J.D. Meier, Jason Taylor, Prashant Bansode, Alex Mackman, and Kevin Jones
Microsoft Corporation

September 2007

Developing   software can be a very complex process. A software-development project can range from a very small team to a team of thousands of people with a multitude of specialized roles. When setting out to build Microsoft® Visual Studio®   Team System, we intended to create tools that help developers conceive, organize, design, schedule, build, test, deploy, and manage software applications. Team Foundation Server (TFS) is the centerpiece of Team System that helps to tie together all of the people and activities involved in the application life cycle.

As a result, Team System is broad in scope, designed for many different people with many different roles. We have endeavored to make the product as simple as possible while keeping it flexible enough to adapt to the needs of widely varying development teams. These are competing goals. Over the past year or so, it has become clear that we’ve been missing a key component for users of Team System. While we have lots of documentation and help on “how to” do things, we have lacked good information on how things “should” be done. The process guidance in Team System fills part of this gap but focuses primarily on people, roles, and workflow. What has been missing is really solid information on software development process implementation strategies.

This new patterns & practices   TFS Guide does a terrific job of filling that gap.
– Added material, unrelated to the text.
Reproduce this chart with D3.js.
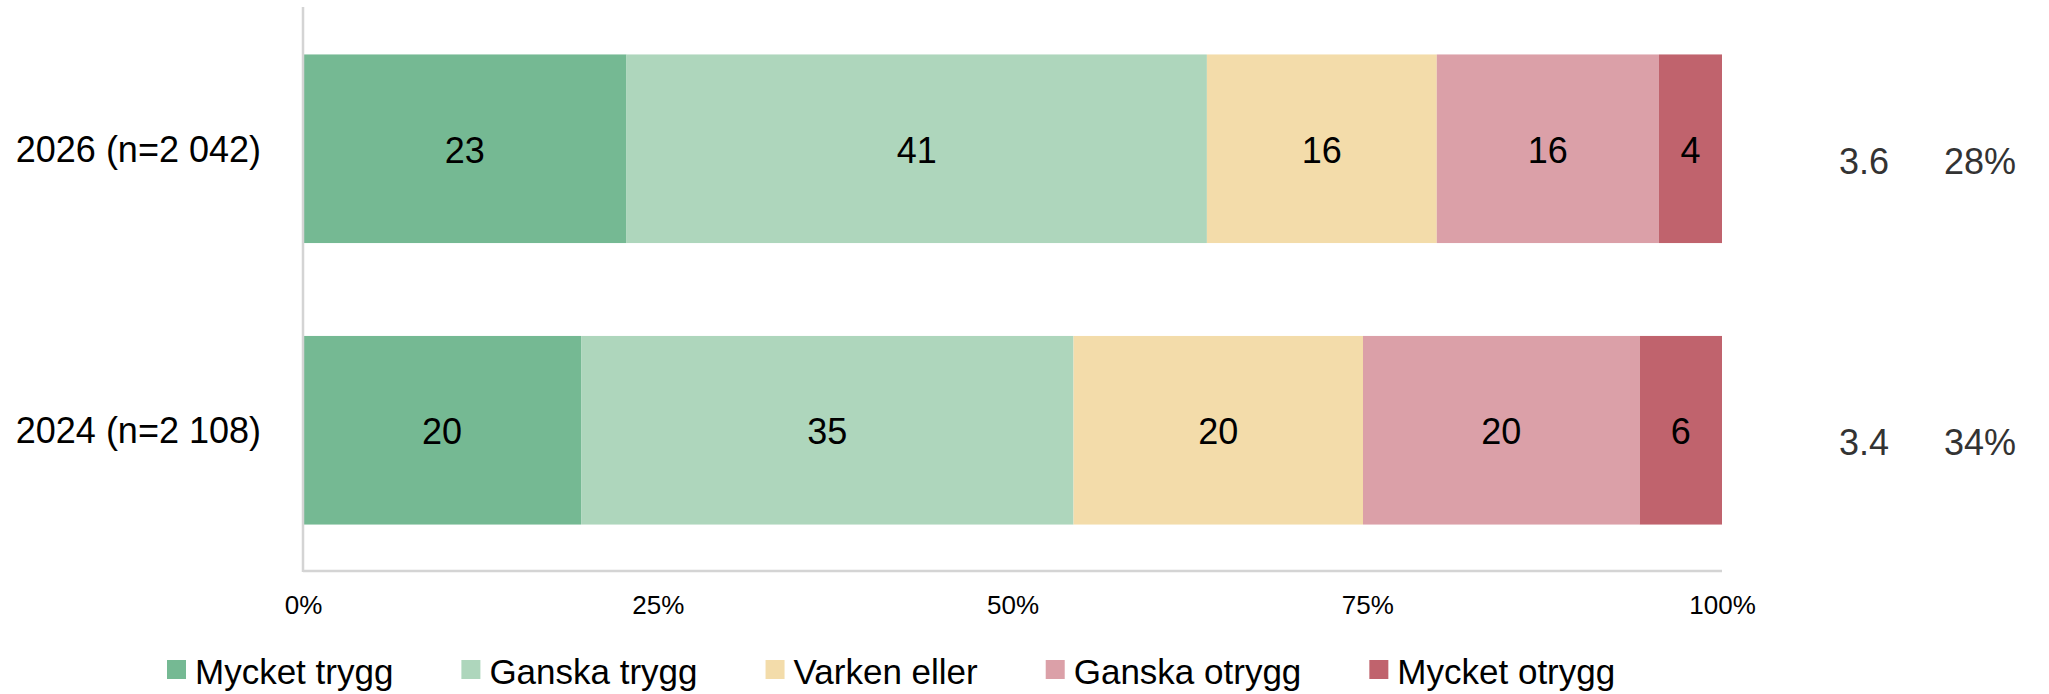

It covers a wide array of topics ranging from “How should I organize my Team Projects?” and “What kind of branching and merging structure should I use?” to “How many builds should I have and how often?” and “How do I use Team System to manage my project?” It explains things both in terms of best practices and how they map to your team, and in terms of how you can implement them in TFS.

Much of this guidance is rooted in the software-development practices we have learned and established at Microsoft over the past 30 years. Further, we are able to base this guidance on real-life experience with TFS, as we have been using it for much of our development process in the Developer Division for more than two years. I sincerely hope that you will benefit from the lessons we’ve learned and the best practices we’ve established.

Brian Harry
Technical Fellow, Visual Studio Team System
July, 2007

Brian Harry is the Product Unit Manager for Team Foundation Server. Brian has always had a passion for software development tools, dating all the way back to his college years in the mid '80s at North Carolina State University where he did research on compilers, linkers, assemblers, processor simulation systems and the like. After joining Microsoft, Brian worked in what was then the Tools and Databases division. For a couple of years he worked on SourceSafe and then the Microsoft Repository. Next he worked on the .NET Framework, where he was the Development manager for the Common Language Runtime and then served as the Product Unit Manager. At the end of 2002, he moved back to North Carolina to help open a development center to build tools for developers. Brian has built a team of about 50-60 people in NC who work on the Team Foundation Server and Visual Studio Team System for Testers products.